Tradisi yang terjadi pada sebagian masyarakat Betawi secara turun-temurun pada saat Tahun Baru Imlek adalah mengantar atau “ngejot” ikan bandeng kepada mertua. Zaman dulu, menantu yang tidak mengirimkan ikan bandeng ketika tahun baru Imlek dapat dianggap atau dicap sebagai menantu pelit. Sebaliknya menantu yang mengirimkan mertuanya dengan ikan bandeng yang besar yang kalau ditenteng sampai “ngengser” (jatuh) buntutnya, maka menantu itu akan “disohor” alias dipuji dan dibanggakan mertua.

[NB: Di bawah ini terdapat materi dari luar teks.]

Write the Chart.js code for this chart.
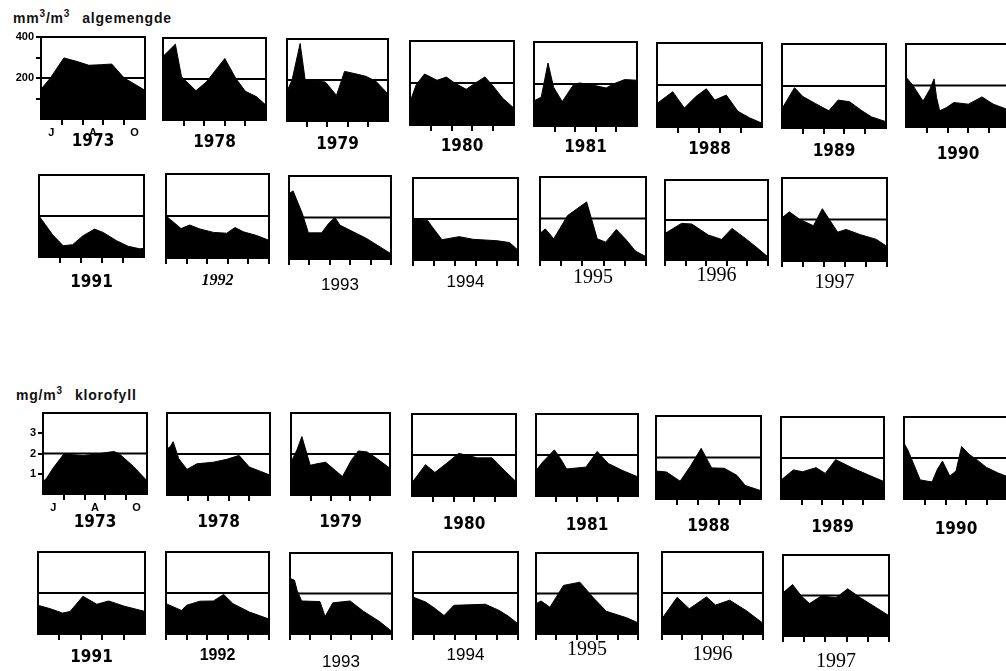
<!DOCTYPE html>
<html>
<head>
<meta charset="utf-8">
<script src="https://cdn.jsdelivr.net/npm/chart.js@4"></script>
<style>
body { margin: 0; background: #fff; width: 1006px; height: 671px; overflow: hidden; position: relative; }
canvas { position: absolute; }
.ttl { position: absolute; font: bold 14px 'Liberation Sans', Arial, sans-serif; letter-spacing: 0.8px; white-space: pre; color: #111; }
.ttl sup { font-size: 10px; }
.ttl span { margin-left: 12px; }
</style>
</head>
<body>
<div class="ttl" style="left:13px;top:8px">mm<sup>3</sup>/m<sup>3</sup><span>algemengde</span></div>
<div class="ttl" style="left:16px;top:385px">mg/m<sup>3</sup><span>klorofyll</span></div>
<script>
const years = ['1973', '1978', '1979', '1980', '1981', '1988', '1989', '1990',
               '1991', '1992', '1993', '1994', '1995', '1996', '1997'];
const monthLabels = ['J', 'A', 'O'];      // June, August, October
const algeRef = 200;
const algeMax = 400;
const algeTickLabels = [200, 400];
const klorRef = 2;
const klorMax = 4;
const klorTickLabels = [1, 2, 3];

// algemengde, mm3/m3 : [months after 1 June, value]
const alge1973 = [[0,145],[0.45,200],[1.1,298],[1.75,280],[2.3,262],[2.9,265],[3.4,268],[4.0,200],[5,140]];
const alge1978 = [[0,310],[0.6,370],[0.9,210],[1.6,143],[2.1,185],[3.0,300],[3.55,200],[4.0,140],[4.55,113],[5,72]];
const alge1979 = [[0,145],[0.25,200],[0.65,378],[0.9,200],[1.4,195],[1.9,190],[2.45,125],[2.85,242],[3.4,230],[3.9,218],[4.4,194],[5,132]];
const alge1980 = [[0,110],[0.3,192],[0.7,243],[1.3,213],[1.75,228],[2.15,200],[2.7,170],[3.15,200],[3.6,229],[4.0,185],[4.45,128],[5,80]];
const alge1981 = [[0,120],[0.35,137],[0.68,300],[0.95,185],[1.37,116],[1.9,194],[2.2,205],[2.9,194],[3.5,181],[3.9,202],[4.4,221],[5,218]];
const alge1988 = [[0,112],[0.75,168],[1.3,90],[1.85,145],[2.35,182],[2.75,128],[3.3,152],[3.85,75],[4.4,44],[5,18]];
const alge1989 = [[0,92],[0.6,192],[1.0,150],[1.6,117],[2.25,82],[2.7,133],[3.25,125],[3.8,85],[4.3,53],[5,30]];
const alge1990 = [[0,240],[0.3,205],[0.82,125],[1.15,182],[1.35,232],[1.47,142],[1.62,78],[1.95,94],[2.3,118],[3.0,110],[3.65,145],[4.2,110],[5,80]];
const alge1991 = [[0,200],[0.3,158],[0.65,108],[1.15,55],[1.6,60],[2.1,104],[2.65,136],[3.05,120],[3.7,79],[4.25,52],[4.8,40],[5,42]];
const alge1992 = [[0,200],[0.35,172],[0.73,140],[1.15,157],[1.65,138],[2.3,122],[2.95,118],[3.35,145],[3.75,125],[4.4,107],[5,84]];
const alge1993 = [[0,315],[0.2,328],[0.65,220],[0.95,126],[1.6,126],[1.95,172],[2.25,200],[2.5,163],[3.15,131],[3.8,99],[4.5,56],[5,25]];
const alge1994 = [[0,200],[0.7,192],[1.0,150],[1.38,99],[2.2,114],[2.85,101],[4.0,94],[4.6,85],[5,48]];
const alge1995 = [[0,128],[0.25,150],[0.65,102],[1.3,214],[2.2,280],[2.7,102],[3.1,86],[3.6,147],[4.05,99],[4.5,43],[5,16]];
const alge1996 = [[0,133],[0.8,183],[1.3,180],[2.1,125],[2.75,103],[3.25,158],[3.9,108],[4.45,63],[5,15]];
const alge1997 = [[0,208],[0.35,237],[0.85,200],[1.5,170],[1.92,252],[2.65,139],[3.05,152],[3.7,128],[4.5,104],[5,70]];

// klorofyll, mg/m3
const klor1973 = [[0,0.62],[0.15,0.75],[0.5,1.3],[1.0,1.97],[1.95,1.9],[2.75,2.0],[3.4,2.1],[3.65,2.0],[4.35,1.36],[5,0.65]];
const klor1978 = [[0,2.25],[0.15,2.35],[0.3,2.6],[0.57,1.77],[0.97,1.25],[1.45,1.52],[2.25,1.6],[2.9,1.74],[3.5,1.93],[4.0,1.36],[4.55,1.15],[5,0.97]];
const klor1979 = [[0,1.6],[0.3,2.2],[0.55,2.85],[0.97,1.45],[1.3,1.52],[1.75,1.6],[2.6,0.9],[3.05,1.7],[3.4,2.15],[3.85,2.1],[4.35,1.77],[5,1.3]];
const klor1980 = [[0,0.65],[0.65,1.53],[1.1,1.15],[1.65,1.58],[2.25,2.08],[3.15,1.86],[3.85,1.86],[4.45,1.24],[5,0.7]];
const klor1981 = [[0,1.24],[0.33,1.66],[0.9,2.25],[1.2,1.83],[1.5,1.32],[2.45,1.41],[3.0,2.17],[3.55,1.58],[4.25,1.24],[5,0.93]];
const klor1988 = [[0,1.35],[0.5,1.3],[1.15,0.86],[1.65,1.6],[2.15,2.44],[2.65,1.5],[3.25,1.48],[3.85,1.14],[4.25,0.65],[5,0.4]];
const klor1989 = [[0,0.92],[0.6,1.42],[1.05,1.33],[1.7,1.53],[2.15,1.25],[2.65,1.92],[3.5,1.5],[4.25,1.17],[5,0.85]];
const klor1990 = [[0,2.72],[0.18,2.4],[0.78,0.93],[1.35,0.83],[1.6,1.44],[1.85,1.85],[2.2,1.12],[2.5,1.36],[2.77,2.56],[3.15,2.16],[3.5,1.92],[3.95,1.55],[4.5,1.28],[5,1.08]];
const klor1991 = [[0,1.4],[0.55,1.24],[1.15,1.02],[1.5,1.1],[2.1,1.84],[2.75,1.45],[3.3,1.61],[4.05,1.35],[5,1.1]];
const klor1992 = [[0,1.48],[0.75,1.15],[1.0,1.4],[1.65,1.6],[2.3,1.61],[2.8,1.93],[3.25,1.48],[4.05,1.07],[5,0.73]];
const klor1993 = [[0,2.75],[0.22,2.65],[0.35,2.15],[0.57,1.63],[1.47,1.6],[1.72,0.86],[2.1,1.54],[2.95,1.63],[3.6,1.12],[4.4,0.61],[5,0.12]];
const klor1994 = [[0,1.8],[0.6,1.56],[1.0,1.28],[1.48,0.9],[1.95,1.4],[3.45,1.45],[4.1,1.15],[4.55,0.86],[5,0.5]];
const klor1995 = [[0,1.5],[0.25,1.63],[0.68,1.32],[1.35,2.4],[2.15,2.56],[2.8,1.8],[3.45,1.12],[4.45,0.8],[5,0.55]];
const klor1996 = [[0,0.75],[0.75,1.79],[1.35,1.23],[2.2,1.81],[2.65,1.41],[3.35,1.65],[4.2,1.12],[5,0.52]];
const klor1997 = [[0,2.13],[0.45,2.54],[0.87,1.97],[1.25,1.6],[1.8,1.97],[2.5,1.89],[3.05,2.33],[3.65,1.89],[4.4,1.4],[5,1.0]];

const algeSeries = [alge1973, alge1978, alge1979, alge1980, alge1981, alge1988, alge1989, alge1990,
                    alge1991, alge1992, alge1993, alge1994, alge1995, alge1996, alge1997];
const klorSeries = [klor1973, klor1978, klor1979, klor1980, klor1981, klor1988, klor1989, klor1990,
                    klor1991, klor1992, klor1993, klor1994, klor1995, klor1996, klor1997];

// layout: plot box left, top, width, height, year label offset below box, label font, end ticks
const algeBoxes = [
  [41, 37, 104, 82, 23, 'cond', false], [163, 38, 103, 82, 23, 'cond', false],
  [287, 39, 101, 82, 24, 'cond', false], [410, 41, 104, 84, 22, 'cond', false],
  [534, 42, 103, 84, 22, 'cond', false], [657, 43, 105, 84, 23, 'cond', false],
  [782, 44, 104, 84, 24, 'cond', false], [906, 44, 104, 83, 28, 'cond', false],
  [39, 175, 105, 82, 26, 'cond', false], [166, 174, 103, 84, 22, 'hand', true],
  [289, 176, 102, 83, 27, 'sans', true], [413, 178, 105, 82, 23, 'sans', true],
  [540, 177, 106, 83, 18, 'serif', true], [665, 180, 103, 80, 16, 'serif', true],
  [782, 178, 105, 83, 22, 'serif', true]
];
const klorBoxes = [
  [43, 413, 104, 81, 29, 'cond', false], [167, 413, 103, 82, 28, 'cond', false],
  [291, 413, 99, 82, 28, 'cond', false], [412, 414, 104, 82, 29, 'cond', false],
  [536, 414, 102, 82, 30, 'cond', false], [656, 416, 105, 83, 28, 'cond', false],
  [781, 417, 103, 82, 29, 'cond', false], [904, 417, 104, 82, 31, 'cond', false],
  [38, 552, 107, 82, 24, 'cond', false], [166, 552, 103, 82, 21, 'bold', true],
  [290, 553, 102, 81, 29, 'sans', true], [413, 552, 105, 82, 22, 'sans', true],
  [536, 553, 102, 81, 16, 'serif', true], [662, 552, 101, 82, 21, 'serif', true],
  [783, 555, 106, 81, 26, 'serif', true]
];

const fonts = {
  cond: {family: "'DejaVu Sans', sans-serif", weight: 'condensed bold', size: 17},
  hand: {family: "'Liberation Serif', serif", weight: 'bold', style: 'italic', size: 16},
  bold: {family: "'Liberation Sans', Arial, sans-serif", weight: 'bold', size: 16},
  sans: {family: "'Liberation Sans', Arial, sans-serif", weight: 'normal', size: 17},
  serif: {family: "'Liberation Serif', 'Times New Roman', serif", weight: 'normal', size: 20}
};
const smallFont = {family: "'Liberation Sans', Arial, sans-serif", weight: 'bold', size: 11};

const boxPlugin = {
  id: 'box',
  afterDraw(chart) {
    const {ctx, chartArea: a} = chart;
    ctx.save();
    ctx.strokeStyle = '#000';
    ctx.lineWidth = 2;
    ctx.strokeRect(a.left, a.top, a.right - a.left, a.bottom - a.top);
    ctx.restore();
  }
};

const monthTicks = [0, 0.5, 1, 1.5, 2, 2.5, 3, 3.5, 4, 4.5, 5];
const monthAt = {0.5: monthLabels[0], 2.5: monthLabels[1], 4.5: monthLabels[2]};

function noPad(s) {
  s.paddingTop = 0; s.paddingBottom = 0; s.paddingLeft = 0; s.paddingRight = 0;
}

function makePanel(points, box, i, ref, yMax, yLabels) {
  const [bx, by, bw, bh, dy, fk, ends] = box;
  const first = i === 0;
  const yw = first ? 36 : 0;
  const f = fonts[fk];
  const axisH = Math.round(dy + f.size * 0.6);
  const padL = 2, padR = 3;
  const padT = first ? 8 : 2;
  const step = yMax / 4;

  const cv = document.createElement('canvas');
  cv.width = bw + yw + padL + padR;
  cv.height = bh + padT + axisH;
  cv.style.left = (bx - yw - padL) + 'px';
  cv.style.top = (by - padT) + 'px';
  document.body.appendChild(cv);

  new Chart(cv, {
    type: 'line',
    data: {
      datasets: [
        {
          data: points.map(([x, y]) => ({x, y})),
          fill: 'origin',
          backgroundColor: '#000',
          borderColor: '#000',
          borderWidth: 1,
          pointRadius: 0,
          tension: 0
        },
        {
          data: [{x: 0, y: ref}, {x: 5, y: ref}],
          fill: false,
          borderColor: '#000',
          borderWidth: 2,
          pointRadius: 0
        }
      ]
    },
    options: {
      responsive: false,
      animation: false,
      devicePixelRatio: 1,
      events: [],
      layout: {padding: {left: padL, top: padT, right: padR, bottom: 0}},
      plugins: {legend: {display: false}, tooltip: {enabled: false}},
      scales: {
        x: {
          type: 'linear',
          min: 0,
          max: 5,
          afterBuildTicks: s => { s.ticks = monthTicks.map(v => ({value: v})); },
          afterFit: s => { s.height = axisH; noPad(s); },
          border: {display: false},
          grid: {
            drawOnChartArea: false,
            drawTicks: true,
            tickLength: 6,
            lineWidth: 2,
            color: c => {
              const v = c.tick ? c.tick.value : -1;
              if (v % 1 !== 0) return 'rgba(0,0,0,0)';
              if ((v === 0 || v === 5) && !ends) return 'rgba(0,0,0,0)';
              return '#000';
            }
          },
          ticks: {
            display: first,
            autoSkip: false,
            maxRotation: 0,
            minRotation: 0,
            padding: 1,
            color: '#000',
            font: smallFont,
            callback: v => monthAt[v] || ''
          },
          title: {
            display: true,
            text: years[i],
            color: '#000',
            font: f,
            padding: {top: 0, bottom: 0}
          }
        },
        y: {
          display: first,
          min: 0,
          max: yMax,
          afterBuildTicks: s => { s.ticks = [0, 1, 2, 3, 4].map(k => ({value: k * step})); },
          afterFit: s => { s.width = yw; noPad(s); },
          border: {display: false},
          grid: {
            drawOnChartArea: false,
            tickLength: 5,
            lineWidth: 2,
            color: c => {
              const v = c.tick ? c.tick.value : 0;
              if (v === 0) return 'rgba(0,0,0,0)';
              if (yMax < 10 && v === yMax) return 'rgba(0,0,0,0)';
              return '#000';
            }
          },
          ticks: {
            padding: 2,
            color: '#000',
            font: smallFont,
            callback: v => yLabels.includes(v) ? String(v) : ''
          }
        }
      }
    },
    plugins: [boxPlugin]
  });
}

algeSeries.forEach((s, i) => makePanel(s, algeBoxes[i], i, algeRef, algeMax, algeTickLabels));
klorSeries.forEach((s, i) => makePanel(s, klorBoxes[i], i, klorRef, klorMax, klorTickLabels));
</script>
</body>
</html>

Namun, zaman sekarang, tradisi tersebut sudah mulai pudar, ikan bandeng kebanyakan dibeli untuk dimakan bersama keluarga atau dibagi-bagi ke tetangga. 

Menurut Ibu Cucu Zulaikha, pada zaman dahulu, ikan bandeng juga digantung di pagar, sebagai pertanda bahwa di rumah itu ada anak gadis yang belum menikah. Dan jika ikan bandeng yang digantung tersebut hilang karena diambil orang berarti ada pria yang menaksir anak gadis tersebut. Namun, sekali lagi, tradisi ini sudah tidak berlaku lagi di zaman kini, karena kalau ikan bandeng digantung di pagar bukan orang yang akan mengambil ikan bandeng tersebut melainkan kucing.

Daerah yang menjadi sentra penjualan ikan bandeng menjelang perayaan Imlek adalah di Jalan Sulaiman, Rawabelong, Jakarta Barat. Penjual ikan bandeng di sini ternyata berasal dari berbagai daerah. Mereka berjualan di sepanjang trotoar Jalan Sulaiman hanya saat menjelang Imlek saja.

Menurut Yohannes, penjual ikan bandeng di Rawabelong, yang membeli ikan bandeng kebanyakan adalah warga Betawi yang bukan keturunan Tionghoa. Masih menurut Yohannes, ada perbedaan antara warga Tionghoa dengan warga Betawi mengenai ikan bandeng. Warga Tionghoa biasanya menggunakan ikan bandeng untuk beribadah seperti “nyekar” sedangkan warga Betawi membelinya untuk dimasak Pindang Bandeng dan dimakan bersama keluarga.  

Ikan bandeng yang besar-besar adalah yang paling enak untuk dipindang. Ikan bandeng yang besar-besar bagi orang Tionghoa melambangkan kemakmuran dan rezeki yang berlimpah. Bandeng yang besar ini mengandung banyak lemak yang akan menambah sedap kuah pindang.

Pada saat Tahun Baru Imlek ikan bandeng besar-besar yang segar dan berkualitas bisa dengan mudah kita dapatkan. Ikan bandeng yang dijual menjelang Imlek berbeda dengan ikan bandeng yang dijual sehari-hari. Ikan bandeng Imlek ukurannya besar-besar, karena bandeng tersebut dipelihara khusus selama setahun dan dijual menjelang Imlek. Sedangkan ikan bandeng yang dijual sehari-hari berukuran kecil sampai sedang. Pada saat seperti inilah orang Betawi banyak yang datang membeli ikan bandeng. Mereka yang memiliki uang berlebih akan membeli bandeng sebanyak-banyaknya untuk dimasak sendiri dan tentu tidak lupa mengirimkan ke orang tua dan mertua tercinta.

Sejarah tersebut di atas menunjukkan bahwa ikan bandeng ternyata memiliki sinergi dalam keberagaman etnis di Indonesia, dalam hal ini terjadi akulturasi budaya Tionghoa dan budaya Betawi. Akulturasi tersebut ditunjukkan dalam perayaan Imlek di mana tradisi menyantap ikan bandeng bukan hanya menjadi menjadi milik etnis Tionghoa, tetapi juga menjadi bagian dari tradisi etnis Betawi.